Ben Perks, managing director at Orchard Financial Advisers:

“The emails from lenders this morning are as dull and gloomy as the weather outside. Multiple lenders have increased products and this is a trend that looks to continue this week as swap rates continue to creep northward. The ever-changing nature of interest rates at the moment is a real cause for concern. Borrowers have to rush decisions and act quickly to secure rates before they take a turn, this could leave them vulnerable. We really need stability and only the Bank of England have the power to create this.”

Aaron Strutt, product and communications director at Trinity Financial:

“After a pretty calm period rates are starting to creep up again. This is not great timing because there has been more of an expectation that rates would nudge down rather than increase. The cheapest 2-year fixes start from 4.6% while lenders like NatWest, Santander and Nationwide offer sub-4.25% 5-year fixes. The property market is still busy and lots of people still want mortgages, although some borrowers are waiting for rates to come down. The issue is waiting for rates to come down to 3.5% or lower could take years.”

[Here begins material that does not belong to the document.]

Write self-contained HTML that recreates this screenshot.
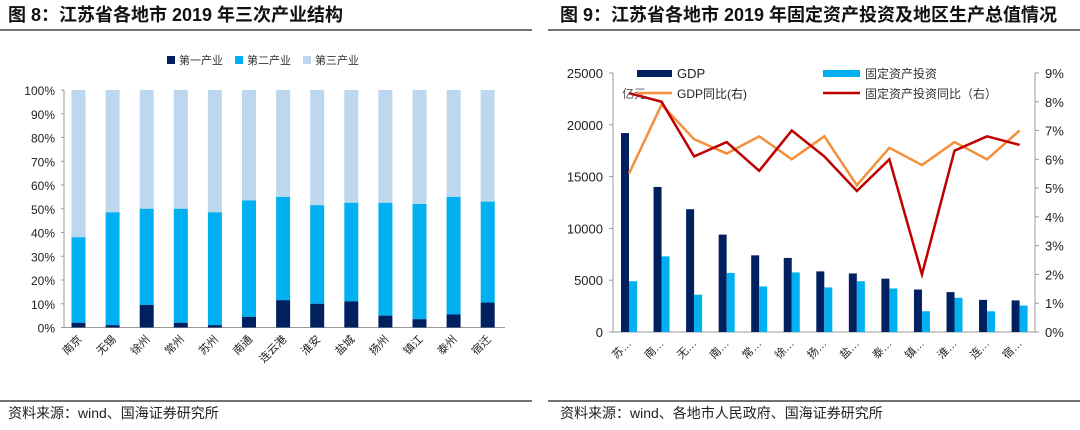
<!DOCTYPE html>
<html><head><meta charset="utf-8"><style>
body{margin:0;background:#fff;width:1080px;height:425px;overflow:hidden;font-family:"Liberation Sans","Noto Sans CJK SC",sans-serif}
svg text{font-family:"Liberation Sans","Noto Sans CJK SC",sans-serif}
</style></head><body>
<svg width="1080" height="425" data-name="figure" data-interactable="false">
<text x="8" y="21" font-size="18" font-weight="bold" fill="#111" data-name="left-title" data-interactable="false">图 8：江苏省各地市 2019 年三次产业结构</text>
<text x="560" y="21" font-size="18" font-weight="bold" fill="#111" data-name="right-title" data-interactable="false">图 9：江苏省各地市 2019 年固定资产投资及地区生产总值情况</text>
<line x1="0" y1="30" x2="532" y2="30" stroke="#444" stroke-width="1.5" data-name="left-title-rule" data-interactable="false"/>
<line x1="548" y1="30" x2="1080" y2="30" stroke="#444" stroke-width="1.5" data-name="right-title-rule" data-interactable="false"/>
<line x1="0" y1="401" x2="532" y2="401" stroke="#444" stroke-width="1.5" data-name="left-footer-rule" data-interactable="false"/>
<line x1="548" y1="401" x2="1080" y2="401" stroke="#444" stroke-width="1.5" data-name="right-footer-rule" data-interactable="false"/>
<text x="8" y="418" font-size="14" fill="#222" data-name="left-source" data-interactable="false">资料来源：wind、国海证券研究所</text>
<text x="560" y="418" font-size="14" fill="#222" data-name="right-source" data-interactable="false">资料来源：wind、各地市人民政府、国海证券研究所</text>
<g id="left" data-name="industry-structure-chart" data-interactable="false"></g>
<g id="right" data-name="gdp-investment-chart" data-interactable="false"></g>
</svg>
<script>
const cities=["南京","无锡","徐州","常州","苏州","南通","连云港","淮安","盐城","扬州","镇江","泰州","宿迁"];
const primary=[2,1,9.5,2,1,4.5,11.5,10,11,5,3.5,5.5,10.5];
const secondary=[36,47.5,40.5,48,47.5,49,43.5,41.5,41.5,47.5,48.5,49.5,42.5];
const pctTicks=[0,10,20,30,40,50,60,70,80,90,100];
const rCities=["苏…","南…","无…","南…","常…","徐…","扬…","盐…","泰…","镇…","淮…","连…","宿…"];
const gdp=[19200,14000,11850,9400,7400,7150,5850,5650,5150,4100,3850,3100,3050];
const inv=[4900,7300,3600,5700,4400,5750,4300,4900,4200,2000,3300,2000,2550];
const gdpG=[5.5,7.9,6.7,6.2,6.8,6.0,6.8,5.1,6.4,5.8,6.6,6.0,7.0];
const invG=[8.3,8.0,6.1,6.6,5.6,7.0,6.1,4.9,6.0,2.0,6.3,6.8,6.5];
const leftTicks=[0,5000,10000,15000,20000,25000];
const rightTicks=[0,1,2,3,4,5,6,7,8,9];
const NS="http://www.w3.org/2000/svg";
function mk(p,t,a,txt){const e=document.createElementNS(NS,t);for(const k in a)e.setAttribute(k,a[k]);if(txt!=null)e.textContent=txt;p.appendChild(e);return e;}
const L=document.getElementById('left');
const ly=v=>327.5-v*2.375, lx=i=>78.5+i*34.1;
mk(L,'line',{x1:64,y1:90,x2:64,y2:327.5,stroke:'#999'}).setAttribute('data-name','left-y-axis');
mk(L,'line',{x1:64,y1:327.5,x2:505,y2:327.5,stroke:'#999'}).setAttribute('data-name','left-x-axis');
pctTicks.forEach(t=>{const e=mk(L,'text',{x:55,y:ly(t)+5,'font-size':12,'text-anchor':'end',fill:'#222'},t+'%');e.setAttribute('data-name','left-y-tick');e.setAttribute('data-interactable','false');
mk(L,'line',{x1:61,y1:ly(t),x2:64,y2:ly(t),stroke:'#999'});});
cities.forEach((c,i)=>{const x=lx(i)-7;const s=primary[i]+secondary[i];
let r=mk(L,'rect',{x:x,y:ly(100),width:14,height:ly(s)-ly(100),fill:'#bdd7ee'});r.setAttribute('data-name','bar-tertiary');r.setAttribute('data-interactable','false');
r=mk(L,'rect',{x:x,y:ly(s),width:14,height:ly(primary[i])-ly(s),fill:'#00b0f0'});r.setAttribute('data-name','bar-secondary');r.setAttribute('data-interactable','false');
r=mk(L,'rect',{x:x,y:ly(primary[i]),width:14,height:ly(0)-ly(primary[i]),fill:'#002060'});r.setAttribute('data-name','bar-primary');r.setAttribute('data-interactable','false');
const t=mk(L,'text',{x:lx(i)+4,y:340,'font-size':11,'text-anchor':'end',fill:'#222',transform:`rotate(-45 ${lx(i)+4} 340)`},c);t.setAttribute('data-name','left-x-label');t.setAttribute('data-interactable','false');});
[['第一产业','#002060',167],['第二产业','#00b0f0',235],['第三产业','#bdd7ee',303]].forEach(([n,c,x])=>{mk(L,'rect',{x:x,y:56,width:8,height:8,fill:c});const t=mk(L,'text',{x:x+12,y:64,'font-size':11,fill:'#333'},n);t.setAttribute('data-name','left-legend-entry');t.setAttribute('data-interactable','false');});
const R=document.getElementById('right');
const gy=v=>332-v*0.01036, py=v=>332-v*28.78, rx=i=>629+i*32.55;
mk(R,'line',{x1:613,y1:73,x2:613,y2:332,stroke:'#999'});
mk(R,'line',{x1:613,y1:332,x2:1035,y2:332,stroke:'#999'});
mk(R,'line',{x1:1035,y1:73,x2:1035,y2:332,stroke:'#999'});
leftTicks.forEach(t=>{const e=mk(R,'text',{x:603,y:gy(t)+5,'font-size':13,'text-anchor':'end',fill:'#222'},t);e.setAttribute('data-name','right-left-y-tick');e.setAttribute('data-interactable','false');mk(R,'line',{x1:609,y1:gy(t),x2:613,y2:gy(t),stroke:'#999'});});
rightTicks.forEach(t=>{const e=mk(R,'text',{x:1045,y:py(t)+5,'font-size':13,fill:'#222'},t+'%');e.setAttribute('data-name','right-right-y-tick');e.setAttribute('data-interactable','false');mk(R,'line',{x1:1035,y1:py(t),x2:1039,y2:py(t),stroke:'#999'});});
rCities.forEach((c,i)=>{let r=mk(R,'rect',{x:rx(i)-8,y:gy(gdp[i]),width:8,height:332-gy(gdp[i]),fill:'#002060'});r.setAttribute('data-name','bar-gdp');r.setAttribute('data-interactable','false');
r=mk(R,'rect',{x:rx(i),y:gy(inv[i]),width:8,height:332-gy(inv[i]),fill:'#00b0f0'});r.setAttribute('data-name','bar-investment');r.setAttribute('data-interactable','false');
const t=mk(R,'text',{x:rx(i)+3,y:344,'font-size':11,'text-anchor':'end',fill:'#222',transform:`rotate(-45 ${rx(i)+3} 344)`},c);t.setAttribute('data-name','right-x-label');t.setAttribute('data-interactable','false');});
let p=mk(R,'polyline',{points:gdpG.map((v,i)=>rx(i)+','+py(v)).join(' '),fill:'none',stroke:'#f4903c','stroke-width':2.5});p.setAttribute('data-name','line-gdp-growth');p.setAttribute('data-interactable','false');
p=mk(R,'polyline',{points:invG.map((v,i)=>rx(i)+','+py(v)).join(' '),fill:'none',stroke:'#c00000','stroke-width':2.5});p.setAttribute('data-name','line-investment-growth');p.setAttribute('data-interactable','false');
mk(R,'text',{x:622,y:98,'font-size':12,fill:'#555'},'亿元').setAttribute('data-name','unit-label');
mk(R,'rect',{x:637,y:70,width:35,height:7,fill:'#002060'});
mk(R,'text',{x:677,y:78,'font-size':13,fill:'#222'},'GDP').setAttribute('data-name','legend-gdp');
mk(R,'rect',{x:823,y:70,width:37,height:7,fill:'#00b0f0'});
mk(R,'text',{x:865,y:78,'font-size':12,fill:'#333'},'固定资产投资').setAttribute('data-name','legend-investment');
mk(R,'line',{x1:637,y1:93,x2:672,y2:93,stroke:'#f4903c','stroke-width':2.5});
mk(R,'text',{x:677,y:98,'font-size':12,fill:'#222'},'GDP同比(右)').setAttribute('data-name','legend-gdp-growth');
mk(R,'line',{x1:823,y1:93,x2:860,y2:93,stroke:'#c00000','stroke-width':2.5});
mk(R,'text',{x:865,y:98,'font-size':12,fill:'#333'},'固定资产投资同比（右）').setAttribute('data-name','legend-investment-growth');
</script>
</body></html>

Amit Patel, adviser at Trinity Finance:

“Here we go again. The markets have been rattled by the ongoing situation in The Middle East. Just when we thought we were heading into calmer waters we seemed to be heading into another storm. Hopefully, this one is short-lived.”

Ashley Thomas, director at Magni Finance:

“Mortgage rates are like going on a rollercoaster, they are going up and down on a regular basis and we don’t know when the volatility will stop.”

Akhil Mair, director at Our Mortgage Broker:

“Mortgage Market in Turmoil is the word on the streets with lenders across the board hiking rates amidst growing economic uncertainty. As financial instability continues, a growing number of lenders are rapidly increasing their mortgage rates, leaving potential homebuyers and existing homeowners grappling with unexpected costs. This widespread trend signals deepening concerns over the volatile economic climate, affecting affordability and access to housing across the UK.”

Michelle Lawson, director at Lawson Financial:

“We’d be fooled to think that we are near Halloween with the way the markets are spooked. The rollercoaster just continues to roll.”